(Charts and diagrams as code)
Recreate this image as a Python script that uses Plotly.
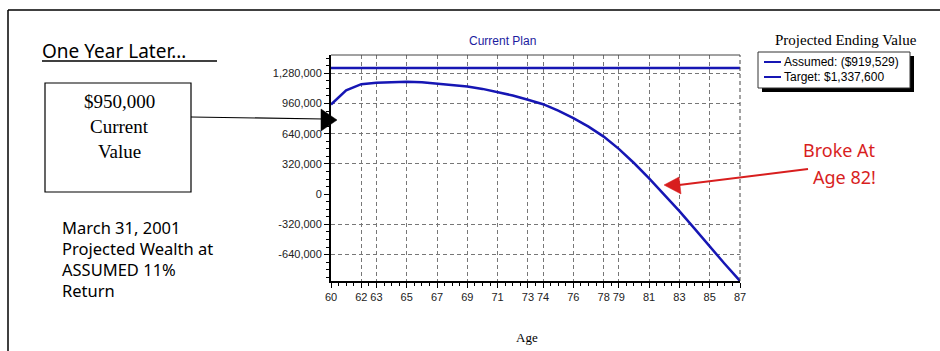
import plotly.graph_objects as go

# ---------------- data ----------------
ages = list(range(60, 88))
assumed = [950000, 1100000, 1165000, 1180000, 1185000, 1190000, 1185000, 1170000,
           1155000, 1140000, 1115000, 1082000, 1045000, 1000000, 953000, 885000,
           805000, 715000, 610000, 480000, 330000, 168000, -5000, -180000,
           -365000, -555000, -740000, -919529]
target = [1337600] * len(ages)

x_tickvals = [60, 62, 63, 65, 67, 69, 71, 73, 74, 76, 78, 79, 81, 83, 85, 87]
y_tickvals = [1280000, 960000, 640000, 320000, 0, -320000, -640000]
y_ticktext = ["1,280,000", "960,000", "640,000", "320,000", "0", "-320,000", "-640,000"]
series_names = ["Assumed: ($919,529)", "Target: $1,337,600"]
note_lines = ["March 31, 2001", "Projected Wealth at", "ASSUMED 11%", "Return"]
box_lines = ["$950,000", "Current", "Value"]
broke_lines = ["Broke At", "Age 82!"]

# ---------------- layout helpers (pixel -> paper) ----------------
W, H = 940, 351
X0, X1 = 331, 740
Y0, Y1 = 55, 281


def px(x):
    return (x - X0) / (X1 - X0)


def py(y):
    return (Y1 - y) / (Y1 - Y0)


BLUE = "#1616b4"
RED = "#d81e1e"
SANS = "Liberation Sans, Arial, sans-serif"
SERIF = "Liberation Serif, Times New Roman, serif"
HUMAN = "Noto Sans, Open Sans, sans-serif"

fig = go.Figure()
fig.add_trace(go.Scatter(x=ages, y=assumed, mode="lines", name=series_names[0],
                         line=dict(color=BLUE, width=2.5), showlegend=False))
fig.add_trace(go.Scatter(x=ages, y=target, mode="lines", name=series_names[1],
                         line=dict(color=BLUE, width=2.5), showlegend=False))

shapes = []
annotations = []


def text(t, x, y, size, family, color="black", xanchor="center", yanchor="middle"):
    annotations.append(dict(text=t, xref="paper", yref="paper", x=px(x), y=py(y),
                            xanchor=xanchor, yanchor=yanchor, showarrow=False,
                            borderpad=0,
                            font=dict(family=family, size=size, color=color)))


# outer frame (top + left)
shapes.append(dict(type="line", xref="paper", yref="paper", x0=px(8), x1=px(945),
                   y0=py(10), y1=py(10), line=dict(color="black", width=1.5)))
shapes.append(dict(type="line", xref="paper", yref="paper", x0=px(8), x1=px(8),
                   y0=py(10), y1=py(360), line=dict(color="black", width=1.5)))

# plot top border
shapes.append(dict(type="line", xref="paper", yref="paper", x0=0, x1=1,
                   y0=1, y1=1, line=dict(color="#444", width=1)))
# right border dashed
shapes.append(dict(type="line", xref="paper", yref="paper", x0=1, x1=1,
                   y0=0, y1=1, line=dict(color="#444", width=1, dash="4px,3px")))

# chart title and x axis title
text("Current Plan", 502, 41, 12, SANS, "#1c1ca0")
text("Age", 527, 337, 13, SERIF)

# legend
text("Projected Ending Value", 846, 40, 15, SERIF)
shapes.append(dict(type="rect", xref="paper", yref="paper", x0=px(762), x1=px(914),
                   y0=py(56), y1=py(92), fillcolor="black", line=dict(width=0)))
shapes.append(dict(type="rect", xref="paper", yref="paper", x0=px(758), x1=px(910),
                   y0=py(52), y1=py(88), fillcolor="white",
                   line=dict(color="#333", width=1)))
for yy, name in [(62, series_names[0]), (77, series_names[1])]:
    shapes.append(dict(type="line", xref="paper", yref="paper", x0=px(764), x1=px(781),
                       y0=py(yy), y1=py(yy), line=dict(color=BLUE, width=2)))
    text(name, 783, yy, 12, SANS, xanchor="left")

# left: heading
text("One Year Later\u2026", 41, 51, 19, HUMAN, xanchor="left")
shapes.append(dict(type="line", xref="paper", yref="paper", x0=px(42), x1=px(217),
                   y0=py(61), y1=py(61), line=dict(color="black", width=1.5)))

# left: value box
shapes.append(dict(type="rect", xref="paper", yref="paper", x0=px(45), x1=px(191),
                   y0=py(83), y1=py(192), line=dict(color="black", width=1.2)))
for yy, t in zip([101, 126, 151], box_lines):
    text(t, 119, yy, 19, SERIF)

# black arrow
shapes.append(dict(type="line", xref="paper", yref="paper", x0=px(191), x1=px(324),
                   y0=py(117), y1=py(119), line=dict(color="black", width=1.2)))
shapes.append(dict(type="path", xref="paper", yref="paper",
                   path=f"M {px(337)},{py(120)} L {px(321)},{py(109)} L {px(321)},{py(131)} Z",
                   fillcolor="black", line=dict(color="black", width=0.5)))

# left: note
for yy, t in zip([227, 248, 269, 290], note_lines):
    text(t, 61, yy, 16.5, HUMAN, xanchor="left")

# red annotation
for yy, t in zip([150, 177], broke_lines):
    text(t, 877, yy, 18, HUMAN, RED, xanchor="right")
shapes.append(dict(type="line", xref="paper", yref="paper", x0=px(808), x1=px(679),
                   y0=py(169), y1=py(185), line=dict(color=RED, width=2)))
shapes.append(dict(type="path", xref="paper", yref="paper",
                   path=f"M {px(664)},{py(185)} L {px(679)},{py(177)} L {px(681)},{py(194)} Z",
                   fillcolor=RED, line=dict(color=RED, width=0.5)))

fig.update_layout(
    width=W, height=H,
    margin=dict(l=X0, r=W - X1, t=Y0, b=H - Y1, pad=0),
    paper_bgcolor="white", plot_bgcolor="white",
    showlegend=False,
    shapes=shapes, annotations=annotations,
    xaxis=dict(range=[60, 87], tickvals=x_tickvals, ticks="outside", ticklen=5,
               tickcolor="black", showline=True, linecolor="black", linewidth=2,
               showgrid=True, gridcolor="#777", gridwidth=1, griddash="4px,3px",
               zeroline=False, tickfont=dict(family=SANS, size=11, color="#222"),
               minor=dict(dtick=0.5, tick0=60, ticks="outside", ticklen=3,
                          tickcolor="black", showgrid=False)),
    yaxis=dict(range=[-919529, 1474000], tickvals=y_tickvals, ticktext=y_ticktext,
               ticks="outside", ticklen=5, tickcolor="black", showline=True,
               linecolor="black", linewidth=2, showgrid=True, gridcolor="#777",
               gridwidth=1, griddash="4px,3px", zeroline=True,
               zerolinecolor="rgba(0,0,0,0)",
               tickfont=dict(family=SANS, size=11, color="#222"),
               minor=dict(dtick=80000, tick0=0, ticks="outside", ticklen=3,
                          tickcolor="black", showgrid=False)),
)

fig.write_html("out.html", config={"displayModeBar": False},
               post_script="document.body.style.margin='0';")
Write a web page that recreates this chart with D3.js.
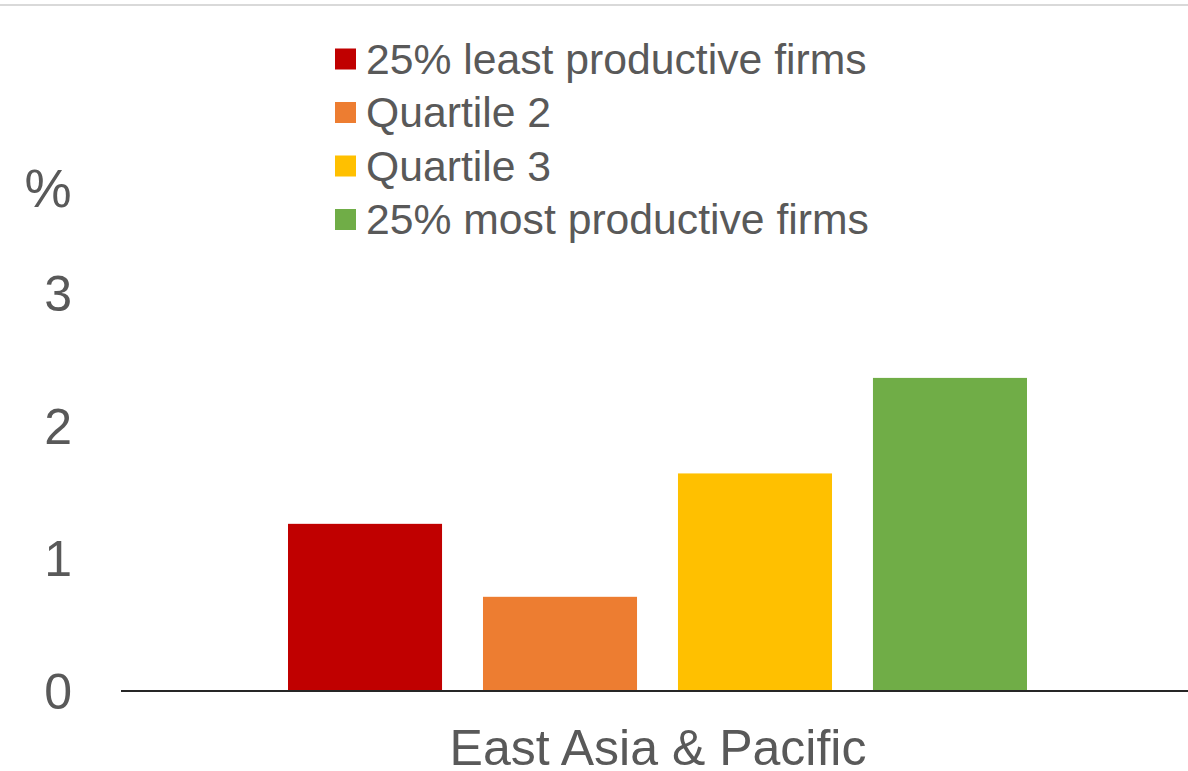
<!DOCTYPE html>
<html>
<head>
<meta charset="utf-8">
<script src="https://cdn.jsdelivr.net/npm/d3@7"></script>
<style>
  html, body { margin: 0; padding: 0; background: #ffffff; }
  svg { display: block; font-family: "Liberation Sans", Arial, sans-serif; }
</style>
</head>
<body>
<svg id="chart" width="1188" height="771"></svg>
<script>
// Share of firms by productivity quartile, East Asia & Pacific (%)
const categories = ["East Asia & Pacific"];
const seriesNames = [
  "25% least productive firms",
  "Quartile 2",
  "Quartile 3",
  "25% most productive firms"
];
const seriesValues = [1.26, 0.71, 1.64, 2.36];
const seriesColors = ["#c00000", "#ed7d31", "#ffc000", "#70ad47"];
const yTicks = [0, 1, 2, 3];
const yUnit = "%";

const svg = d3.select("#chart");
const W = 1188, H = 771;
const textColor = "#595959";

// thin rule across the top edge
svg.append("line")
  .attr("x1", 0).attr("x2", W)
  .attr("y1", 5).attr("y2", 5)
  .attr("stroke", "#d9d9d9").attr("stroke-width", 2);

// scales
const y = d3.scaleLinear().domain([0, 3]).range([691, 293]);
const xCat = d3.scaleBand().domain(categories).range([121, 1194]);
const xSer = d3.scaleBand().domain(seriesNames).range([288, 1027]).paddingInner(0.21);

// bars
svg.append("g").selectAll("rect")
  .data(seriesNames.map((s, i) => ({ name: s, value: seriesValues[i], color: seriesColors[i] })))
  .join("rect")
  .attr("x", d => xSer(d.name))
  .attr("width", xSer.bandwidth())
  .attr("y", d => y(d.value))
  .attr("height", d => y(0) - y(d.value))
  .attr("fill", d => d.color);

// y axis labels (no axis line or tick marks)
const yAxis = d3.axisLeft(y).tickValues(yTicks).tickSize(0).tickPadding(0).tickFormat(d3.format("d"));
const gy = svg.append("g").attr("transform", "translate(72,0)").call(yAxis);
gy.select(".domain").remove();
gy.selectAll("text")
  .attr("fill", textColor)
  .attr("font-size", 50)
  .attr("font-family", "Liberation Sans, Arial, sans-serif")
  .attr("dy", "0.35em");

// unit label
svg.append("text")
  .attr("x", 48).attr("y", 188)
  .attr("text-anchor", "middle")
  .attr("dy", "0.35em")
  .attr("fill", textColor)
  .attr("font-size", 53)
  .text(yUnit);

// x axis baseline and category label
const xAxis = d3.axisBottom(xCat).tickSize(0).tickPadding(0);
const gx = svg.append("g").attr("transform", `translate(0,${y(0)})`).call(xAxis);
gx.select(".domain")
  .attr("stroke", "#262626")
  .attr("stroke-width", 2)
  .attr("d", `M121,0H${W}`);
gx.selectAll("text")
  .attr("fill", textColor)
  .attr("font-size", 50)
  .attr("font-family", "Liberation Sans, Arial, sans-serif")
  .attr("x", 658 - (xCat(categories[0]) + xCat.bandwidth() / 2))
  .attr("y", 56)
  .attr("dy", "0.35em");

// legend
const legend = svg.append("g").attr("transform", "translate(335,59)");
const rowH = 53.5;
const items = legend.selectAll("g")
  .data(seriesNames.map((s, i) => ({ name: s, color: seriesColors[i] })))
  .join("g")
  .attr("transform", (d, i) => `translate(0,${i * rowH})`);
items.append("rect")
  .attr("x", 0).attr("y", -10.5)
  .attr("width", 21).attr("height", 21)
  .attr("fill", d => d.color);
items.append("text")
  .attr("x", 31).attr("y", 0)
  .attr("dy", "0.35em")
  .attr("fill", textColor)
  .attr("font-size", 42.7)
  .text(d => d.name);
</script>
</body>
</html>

■ DO THIS
Restate only the lines running from the start of the material above through the line containing "target = [1337600] * len(ages)", ends included. No pictures.

■ TASK RESPONSE
Recreate this image as a Python script that uses Plotly.
import plotly.graph_objects as go

# ---------------- data ----------------
ages = list(range(60, 88))
assumed = [950000, 1100000, 1165000, 1180000, 1185000, 1190000, 1185000, 1170000,
           1155000, 1140000, 1115000, 1082000, 1045000, 1000000, 953000, 885000,
           805000, 715000, 610000, 480000, 330000, 168000, -5000, -180000,
           -365000, -555000, -740000, -919529]
target = [1337600] * len(ages)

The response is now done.